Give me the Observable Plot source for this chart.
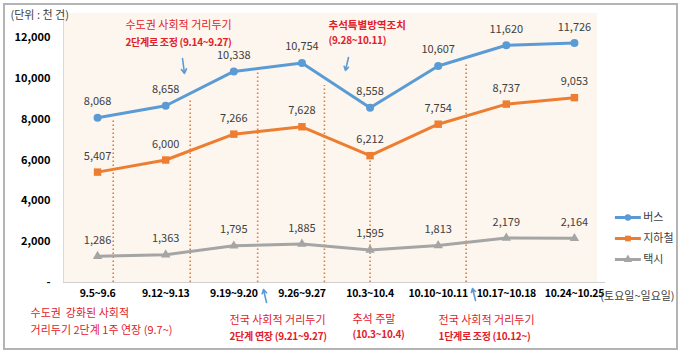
<!DOCTYPE html>
<html><head><meta charset="utf-8">
<script src="https://cdn.jsdelivr.net/npm/d3@7"></script>
<script src="https://cdn.jsdelivr.net/npm/@observablehq/plot@0.6"></script>
<style>
body{margin:0;background:#fff;}
#wrap{position:relative;width:680px;height:353px;}
#border{position:absolute;left:3px;top:3px;width:671px;height:343px;border:2px solid #b4b4b4;pointer-events:none;}
.tight text{letter-spacing:-0.3px;}
</style></head>
<body><div id="wrap"><div id="border"></div></div>
<script>
// ---- data ----
const categories = ["9.5~9.6","9.12~9.13","9.19~9.20","9.26~9.27","10.3~10.4","10.10~10.11","10.17~10.18","10.24~10.25"];
const bus    = [8068, 8658, 10338, 10754, 8558, 10607, 11620, 11726];
const subway = [5407, 6000, 7266, 7628, 6212, 7754, 8737, 9053];
const taxi   = [1286, 1363, 1795, 1885, 1595, 1813, 2179, 2164];
const seriesNames = ["버스", "지하철", "택시"];
const yTicks = [0, 2000, 4000, 6000, 8000, 10000, 12000];
const unitLabel = "(단위 : 천 건)";
const dayLabel = "(토요일~일요일)";
// policy-change guide lines (position in category units, top value)
const guides = [
  {x: 0.23, top: 8000}, {x: 1.36, top: 9000}, {x: 2.35, top: 10400},
  {x: 3.33, top: 9650}, {x: 4.0, top: 6000}, {x: 5.41, top: 10700}
];
const notes = [
  {x: 0.41, y: 12588, t: "수도권 사회적 거리두기", b: false},
  {x: 0.41, y: 11755, t: "2단계로 조정 (9.14~9.27)", b: true},
  {x: 3.39, y: 11853, t: "(9.28~10.11)", b: true},
  {x: -0.984, y: -1518, t: "수도권  강화된 사회적", b: false},
  {x: -0.984, y: -2351, t: "거리두기 2단계 1주 연장 (9.7~)", b: false},
  {x: 1.937, y: -1861, t: "전국 사회적 거리두기", b: false},
  {x: 1.937, y: -2645, t: "2단계 연장 (9.21~9.27)", b: true},
  {x: 3.742, y: -1812, t: "추석 주말", b: false},
  {x: 3.742, y: -2547, t: "(10.3~10.4)", b: true},
  {x: 5.005, y: -1861, t: "전국 사회적 거리두기", b: false},
  {x: 5.005, y: -2645, t: "1단계로 조정 (10.12~)", b: true}
];
const headline = [{x: 3.39, y: 12588, t: "추석특별방역조치"}];
const arrows = [
  {x1: 1.247, y1: 10971, x2: 1.276, y2: 10237},
  {x1: 3.683, y1: 11020, x2: 3.639, y2: 10384},
  {x1: 2.48, y1: -980, x2: 2.436, y2: -343},
  {x1: 5.548, y1: -882, x2: 5.504, y2: -294}
];
const legendY = [3184, 2155, 1127];

// ---- build ----
const colors = ["#5b9bd5", "#ed7d31", "#a5a5a5"];
const seriesVals = [bus, subway, taxi];
const rows = [];
seriesNames.forEach((s, k) => seriesVals[k].forEach((v, i) => rows.push({i, v, s})));
const legend = seriesNames.map((s, k) => ({s, y: legendY[k]}));
const fmt = d3.format(",");
const FONT = "'Noto Sans CJK KR', 'Noto Sans', sans-serif";

const chart = Plot.plot({
  width: 680, height: 353,
  marginLeft: 63, marginRight: 72, marginTop: 37, marginBottom: 71,
  style: {fontFamily: FONT, background: "transparent", overflow: "visible"},
  x: {domain: [-0.5, 7.5]},
  y: {domain: [0, 12000]},
  color: {domain: seriesNames, range: colors},
  symbol: {domain: seriesNames, range: ["circle", "square", "triangle"]},
  marks: [
    Plot.rect([0], {x1: -0.5, x2: 7.34, y1: 0, y2: 13176, fill: "#fdf6ee"}),
    Plot.ruleX([-0.5], {y1: 0, y2: 13176, stroke: "#d9d9d9"}),
    Plot.ruleY([0], {x1: -0.5, x2: 7.46, stroke: "#d0d0d0"}),
    Plot.ruleX(guides, {x: "x", y1: 0, y2: "top", stroke: "#e07b39", strokeWidth: 1.6, strokeDasharray: "1.5,2.5"}),
    Plot.line(rows, {x: "i", y: "v", z: "s", stroke: "s", strokeWidth: 3}),
    Plot.dot(rows.filter(d => d.s === "버스"), {x: "i", y: "v", fill: "s", symbol: "s", r: 4}),
    Plot.dot(rows.filter(d => d.s === "지하철"), {x: "i", y: "v", fill: "s", symbol: "s", r: 4.2}),
    Plot.dot(rows.filter(d => d.s === "택시"), {x: "i", y: "v", fill: "s", symbol: "s", r: 3.5}),
    Plot.text(rows, {x: "i", y: "v", text: d => fmt(d.v), dy: -16, fill: "#404040", fontSize: 11}),
    Plot.axisY({ticks: yTicks, tickSize: 0, tickPadding: 13, fontSize: 11, fontWeight: "bold", fill: "#000",
      tickFormat: d => d === 0 ? "-" : fmt(d)}),
    Plot.axisX({ticks: d3.range(categories.length), tickSize: 0, tickPadding: 7, fontSize: 10.5, fontWeight: "bold", fill: "#000",
      className: "tight", tickFormat: d => categories[d]}),
    Plot.text([unitLabel], {x: -1.278, y: 13078, text: d => d, textAnchor: "start", fontSize: 11, fill: "#404040"}),
    Plot.text([dayLabel], {x: 7.38, y: -686, text: d => d, textAnchor: "start", fontSize: 11, fill: "#404040"}),
    Plot.text(notes.filter(d => !d.b), {x: "x", y: "y", text: "t", textAnchor: "start", fontSize: 11, fill: "#e3202a"}),
    Plot.text(notes.filter(d => d.b), {x: "x", y: "y", text: "t", textAnchor: "start", fontSize: 10, fontWeight: "bold", fill: "#e3202a", className: "tight"}),
    Plot.text(headline, {x: "x", y: "y", text: "t", textAnchor: "start", fontSize: 10.5, fontWeight: "bold", fill: "#e3202a"}),
    Plot.arrow(arrows, {x1: "x1", y1: "y1", x2: "x2", y2: "y2", stroke: "#5b9bd5", strokeWidth: 1.6, headLength: 6}),
    Plot.link(legend, {x1: 7.594, x2: 7.975, y1: "y", y2: "y", stroke: "s", strokeWidth: 3}),
    Plot.dot(legend, {x: 7.785, y: "y", fill: "s", symbol: "s", r: 3.2}),
    Plot.text(legend, {x: 8.01, y: "y", text: "s", textAnchor: "start", fontSize: 11, fill: "#404040"})
  ]
});
document.getElementById("wrap").prepend(chart);
</script></body></html>
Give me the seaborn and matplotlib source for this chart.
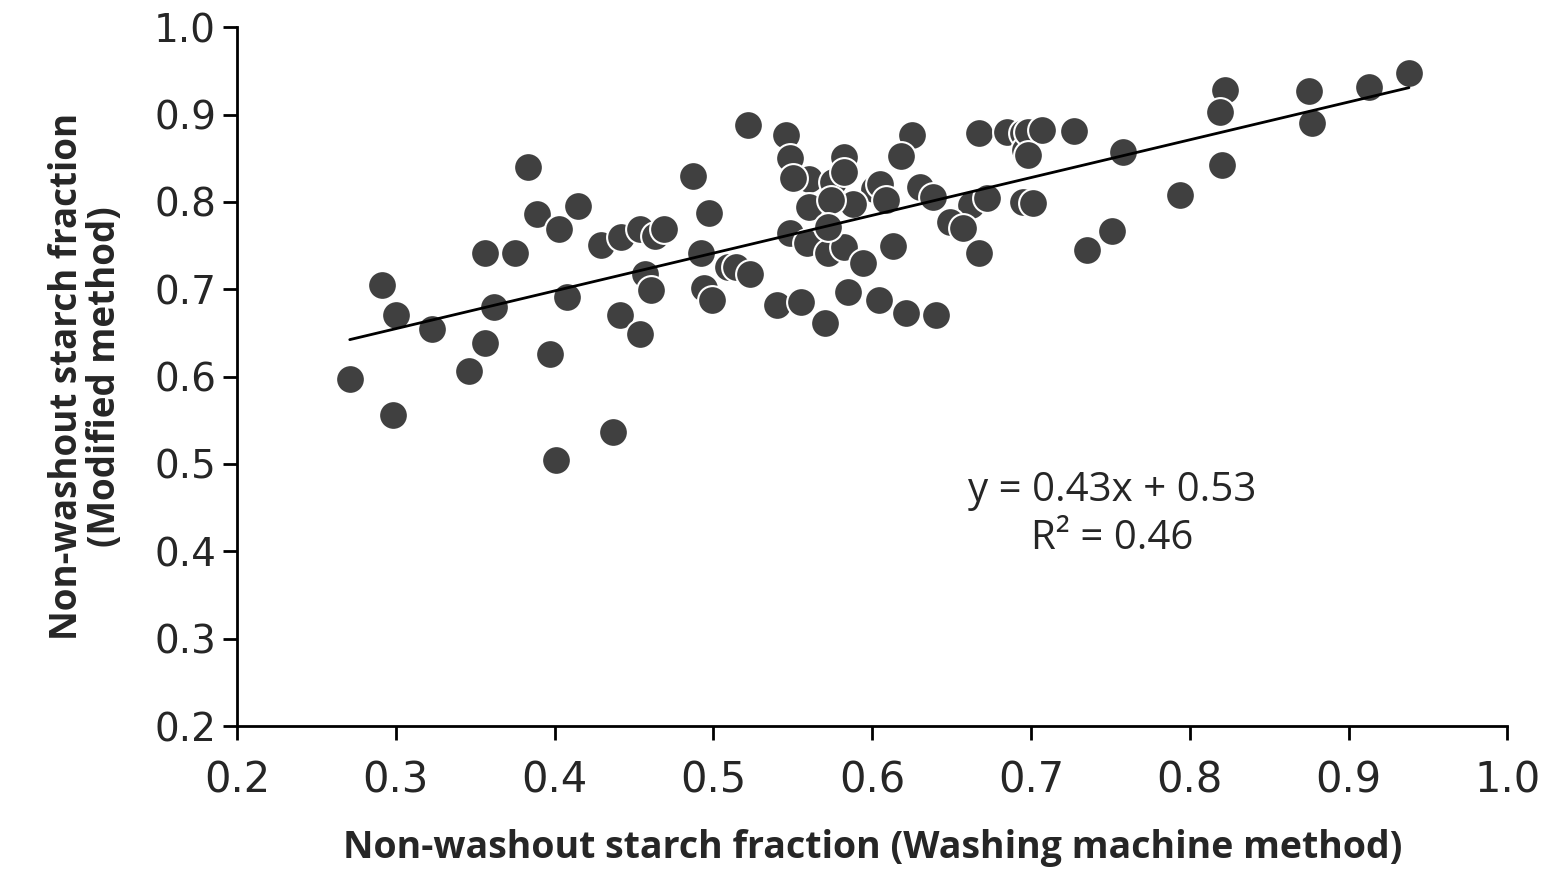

------------------------------------------------

**SHORT EXERCISE**.
Return each line exactly as written. Any picture gets left out.

**COMPLETE ANSWER**.
Give me the Observable Plot source for this chart.
<!DOCTYPE html>
<html><head><meta charset="utf-8">
<script src="https://cdn.jsdelivr.net/npm/d3@7"></script>
<script src="https://cdn.jsdelivr.net/npm/@observablehq/plot@0.6"></script>
<style>
body{margin:0;background:#fff;}
#wrap{position:relative;width:680px;height:353px;}
#border{position:absolute;left:3px;top:3px;width:671px;height:343px;border:2px solid #b4b4b4;pointer-events:none;}
.tight text{letter-spacing:-0.3px;}
</style></head>
<body><div id="wrap"><div id="border"></div></div>
<script>
// ---- data ----
const categories = ["9.5~9.6","9.12~9.13","9.19~9.20","9.26~9.27","10.3~10.4","10.10~10.11","10.17~10.18","10.24~10.25"];
const bus    = [8068, 8658, 10338, 10754, 8558, 10607, 11620, 11726];
const subway = [5407, 6000, 7266, 7628, 6212, 7754, 8737, 9053];
const taxi   = [1286, 1363, 1795, 1885, 1595, 1813, 2179, 2164];
const seriesNames = ["버스", "지하철", "택시"];
const yTicks = [0, 2000, 4000, 6000, 8000, 10000, 12000];
const unitLabel = "(단위 : 천 건)";
const dayLabel = "(토요일~일요일)";
// policy-change guide lines (position in category units, top value)
const guides = [
  {x: 0.23, top: 8000}, {x: 1.36, top: 9000}, {x: 2.35, top: 10400},
  {x: 3.33, top: 9650}, {x: 4.0, top: 6000}, {x: 5.41, top: 10700}
];
const notes = [
  {x: 0.41, y: 12588, t: "수도권 사회적 거리두기", b: false},
  {x: 0.41, y: 11755, t: "2단계로 조정 (9.14~9.27)", b: true},
  {x: 3.39, y: 11853, t: "(9.28~10.11)", b: true},
  {x: -0.984, y: -1518, t: "수도권  강화된 사회적", b: false},
  {x: -0.984, y: -2351, t: "거리두기 2단계 1주 연장 (9.7~)", b: false},
  {x: 1.937, y: -1861, t: "전국 사회적 거리두기", b: false},
  {x: 1.937, y: -2645, t: "2단계 연장 (9.21~9.27)", b: true},
  {x: 3.742, y: -1812, t: "추석 주말", b: false},
  {x: 3.742, y: -2547, t: "(10.3~10.4)", b: true},
  {x: 5.005, y: -1861, t: "전국 사회적 거리두기", b: false},
  {x: 5.005, y: -2645, t: "1단계로 조정 (10.12~)", b: true}
];
const headline = [{x: 3.39, y: 12588, t: "추석특별방역조치"}];
const arrows = [
  {x1: 1.247, y1: 10971, x2: 1.276, y2: 10237},
  {x1: 3.683, y1: 11020, x2: 3.639, y2: 10384},
  {x1: 2.48, y1: -980, x2: 2.436, y2: -343},
  {x1: 5.548, y1: -882, x2: 5.504, y2: -294}
];
const legendY = [3184, 2155, 1127];

// ---- build ----
const colors = ["#5b9bd5", "#ed7d31", "#a5a5a5"];
const seriesVals = [bus, subway, taxi];
const rows = [];
seriesNames.forEach((s, k) => seriesVals[k].forEach((v, i) => rows.push({i, v, s})));
const legend = seriesNames.map((s, k) => ({s, y: legendY[k]}));
const fmt = d3.format(",");
const FONT = "'Noto Sans CJK KR', 'Noto Sans', sans-serif";

const chart = Plot.plot({
  width: 680, height: 353,
  marginLeft: 63, marginRight: 72, marginTop: 37, marginBottom: 71,
  style: {fontFamily: FONT, background: "transparent", overflow: "visible"},
  x: {domain: [-0.5, 7.5]},
  y: {domain: [0, 12000]},
  color: {domain: seriesNames, range: colors},
  symbol: {domain: seriesNames, range: ["circle", "square", "triangle"]},
  marks: [
    Plot.rect([0], {x1: -0.5, x2: 7.34, y1: 0, y2: 13176, fill: "#fdf6ee"}),
    Plot.ruleX([-0.5], {y1: 0, y2: 13176, stroke: "#d9d9d9"}),
    Plot.ruleY([0], {x1: -0.5, x2: 7.46, stroke: "#d0d0d0"}),
    Plot.ruleX(guides, {x: "x", y1: 0, y2: "top", stroke: "#e07b39", strokeWidth: 1.6, strokeDasharray: "1.5,2.5"}),
    Plot.line(rows, {x: "i", y: "v", z: "s", stroke: "s", strokeWidth: 3}),
    Plot.dot(rows.filter(d => d.s === "버스"), {x: "i", y: "v", fill: "s", symbol: "s", r: 4}),
    Plot.dot(rows.filter(d => d.s === "지하철"), {x: "i", y: "v", fill: "s", symbol: "s", r: 4.2}),
    Plot.dot(rows.filter(d => d.s === "택시"), {x: "i", y: "v", fill: "s", symbol: "s", r: 3.5}),
    Plot.text(rows, {x: "i", y: "v", text: d => fmt(d.v), dy: -16, fill: "#404040", fontSize: 11}),
    Plot.axisY({ticks: yTicks, tickSize: 0, tickPadding: 13, fontSize: 11, fontWeight: "bold", fill: "#000",
      tickFormat: d => d === 0 ? "-" : fmt(d)}),
    Plot.axisX({ticks: d3.range(categories.length), tickSize: 0, tickPadding: 7, fontSize: 10.5, fontWeight: "bold", fill: "#000",
      className: "tight", tickFormat: d => categories[d]}),
    Plot.text([unitLabel], {x: -1.278, y: 13078, text: d => d, textAnchor: "start", fontSize: 11, fill: "#404040"}),
    Plot.text([dayLabel], {x: 7.38, y: -686, text: d => d, textAnchor: "start", fontSize: 11, fill: "#404040"}),
    Plot.text(notes.filter(d => !d.b), {x: "x", y: "y", text: "t", textAnchor: "start", fontSize: 11, fill: "#e3202a"}),
    Plot.text(notes.filter(d => d.b), {x: "x", y: "y", text: "t", textAnchor: "start", fontSize: 10, fontWeight: "bold", fill: "#e3202a", className: "tight"}),
    Plot.text(headline, {x: "x", y: "y", text: "t", textAnchor: "start", fontSize: 10.5, fontWeight: "bold", fill: "#e3202a"}),
    Plot.arrow(arrows, {x1: "x1", y1: "y1", x2: "x2", y2: "y2", stroke: "#5b9bd5", strokeWidth: 1.6, headLength: 6}),
    Plot.link(legend, {x1: 7.594, x2: 7.975, y1: "y", y2: "y", stroke: "s", strokeWidth: 3}),
    Plot.dot(legend, {x: 7.785, y: "y", fill: "s", symbol: "s", r: 3.2}),
    Plot.text(legend, {x: 8.01, y: "y", text: "s", textAnchor: "start", fontSize: 11, fill: "#404040"})
  ]
});
document.getElementById("wrap").prepend(chart);
</script></body></html>
Give me the seaborn and matplotlib source for this chart.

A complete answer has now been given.